Well-being lies at the heart of the design. It’s about the materials used; what they are – predominantly bio-based – their aesthetic, how they’re perceived and how they make occupants feel. From the façade to the interiors, these are not just individual components of the building – they ARE the building. And structurally it’s an entirely wood solution.
The key structural elements include a CLT core, floor and wall panels, plus the glulam frame for the façades.
An eye-catching feature externally – and key contributor to the building’s energy performance – are the brise soleil fins in thermally-modified American Tulipwood. These are individually shaped using parametric modelling and are vertically or horizontally mounted according to the angle at which the sun strikes the building through the day. So they help maximize the building’s use of natural light, but break it up and control energy gain, minimizing the need for non-recyclable solar control coating on windows.
AHEC worked with Waugh Thistleton in a technical advisory role on the specification of Tulipwood. It was chosen due to its technical performance and sustainability, with the species comprising 7 percent of the overall U.S. hardwood forest. It has not been widely used thermo-treated, but where it has, such as in the Maggie’s Centre in Oldham and playground structures at Chisenhale school in London, it’s been shown to be durable, strong and stable in exterior use. AHEC-commissioned tests also showed it takes fire retardant treatment well.

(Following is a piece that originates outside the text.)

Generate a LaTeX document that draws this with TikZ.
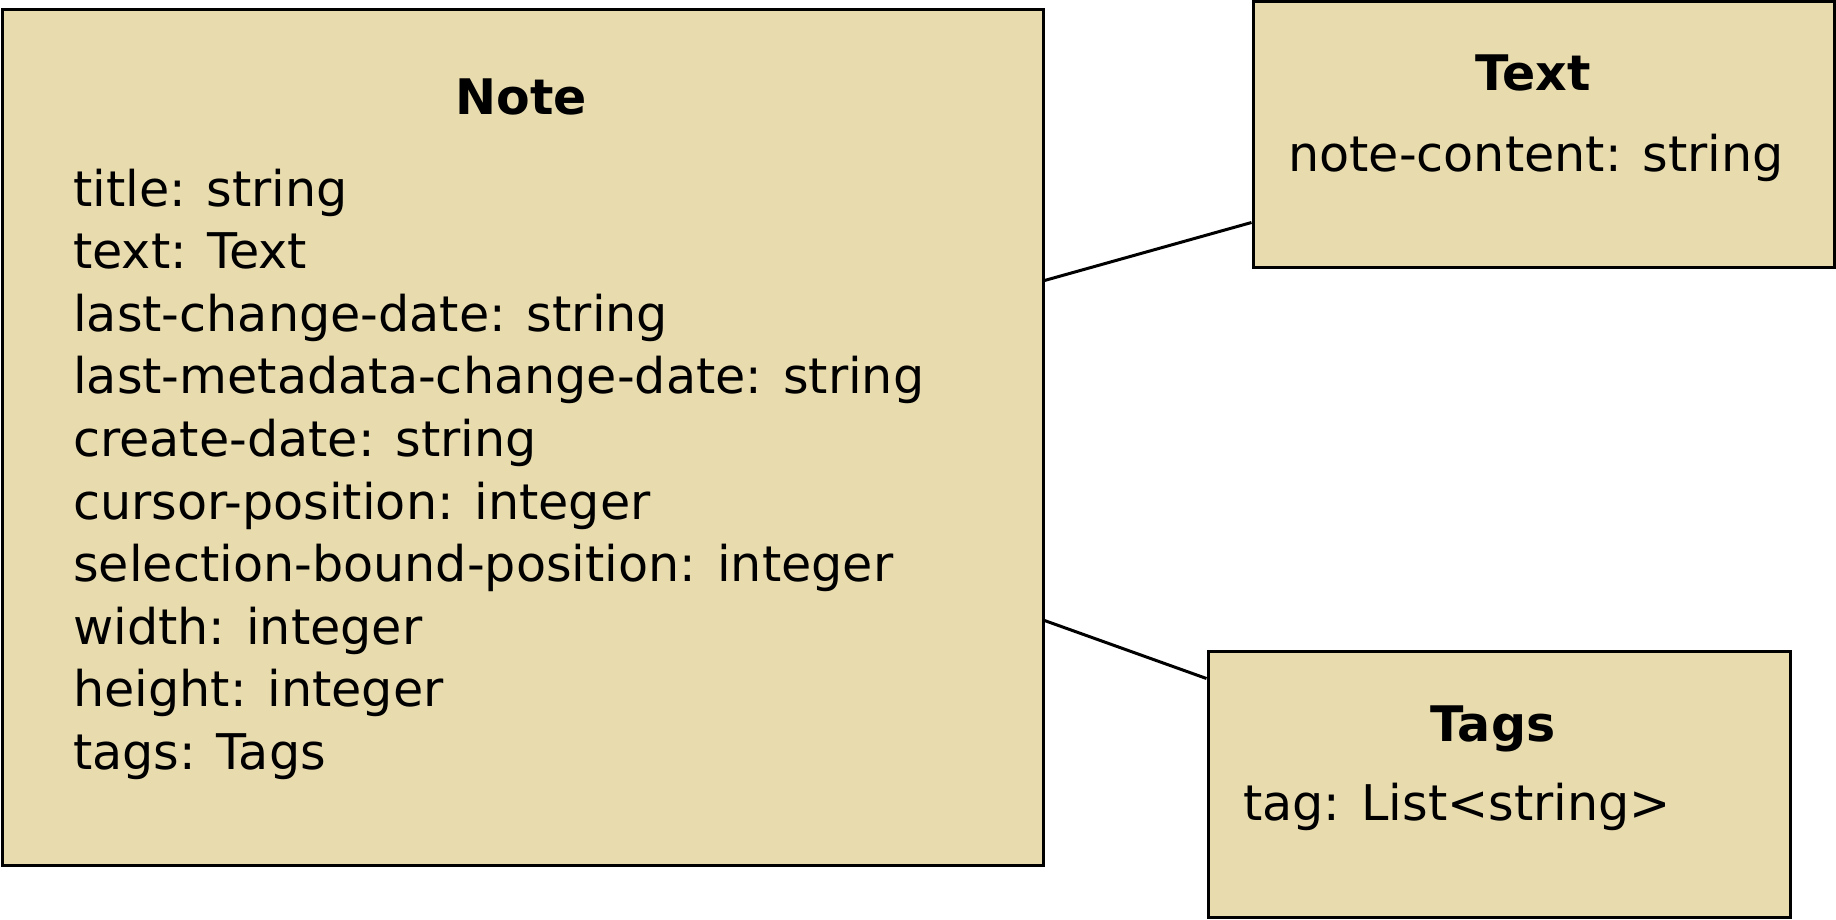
\documentclass[tikz,border=0pt]{standalone}
\usepackage{fontspec}
\setmainfont{DejaVu Sans}
\usetikzlibrary{positioning}
\definecolor{classfill}{HTML}{E8DBAE}

\begin{document}
\begin{tikzpicture}[
  x=1pt,y=-1pt,
  classbox/.style={draw,line width=3pt,fill=classfill,inner sep=0pt,
    minimum width=#1},
  classbox/.default=582pt,
  classname/.style={anchor=base,font=\fontsize{49}{62.7}\selectfont\bfseries,inner sep=0pt},
  attr/.style={anchor=base west,font=\fontsize{49.2}{62.7}\selectfont,inner sep=0pt},
  link/.style={line width=3pt},
]
  \useasboundingbox (0,0) rectangle (1836,919);
  % classes
  \node[classbox=1041pt,minimum height=856pt] (note) at (522.5,437) {};
  \node[classbox=581pt,minimum height=266pt] (text) at (1543.5,134) {};
  \node[classbox,minimum height=266pt] (tags) at (1499,784) {};
  % note
  \node[classname] (note-name) at (521,114) {Note};
  \foreach \attr [count=\i from 0] in {title: string,text: Text,
      last-change-date: string,last-metadata-change-date: string,
      create-date: string,cursor-position: integer,
      selection-bound-position: integer,width: integer,
      height: integer,tags: Tags}
    \node[attr] (note-attr-\i) at (73,206+62.6*\i) {\attr};
  % text
  \node[classname] (text-name) at (1533,90) {Text};
  \node[attr] (text-attr) at (1288,171) {note-content: string};
  % tags
  \node[classname] (tags-name) at (1493,741) {Tags};
  \node[attr] (tags-attr) at (1243,820) {tag: List<string>};
  % links
  \draw[link] ([yshift=-273pt]note.north east) -- ([yshift=46pt]text.south west);
  \draw[link] ([yshift=-613pt]note.north east) -- ([yshift=-29pt]tags.north west);
\end{tikzpicture}
\end{document}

Architect Andrew Waugh comments “on use of hardwood, we’d never specify one that is endangered or clearly unsustainably forested. But when it came to using U.S. Tulipwood for the Black and White building’s solar control louvres our collaborators at the American Hardwood Export Council explained that it’s in oversupply; growing faster than it can be harvested. So here we have a hardwood which is sustainable and suited to external applications.
We should consider the best solution for every use case. In this scenario, with this species, for this location on the building, a hardwood is the correct solution.”
AHEC EU Director David Venables adds, “the louvres cover approximately 40 percent of the elevation on a typical floor and we believe this is the largest installation of thermally modified Tulipwood as a façade anywhere. We think it can be very significant in helping define a viable new use for Tulipwood and Waugh Thistleton have a number of live and pending projects in North America, so we’ll continue to highlight the potential of the material.”
The end result is a structure comprising 1,330m3 of timber – including two containerloads of Tulipwood – that stores 1,014.7 tonnes of C02 and delivers a carbon emission saving over an equivalent concrete build of 37 percent.
It also works for the client – significantly it’s TOG’s first purpose-built office project – and it should be taken on board by planners as the way to build a successful, sustainable, safe workspace.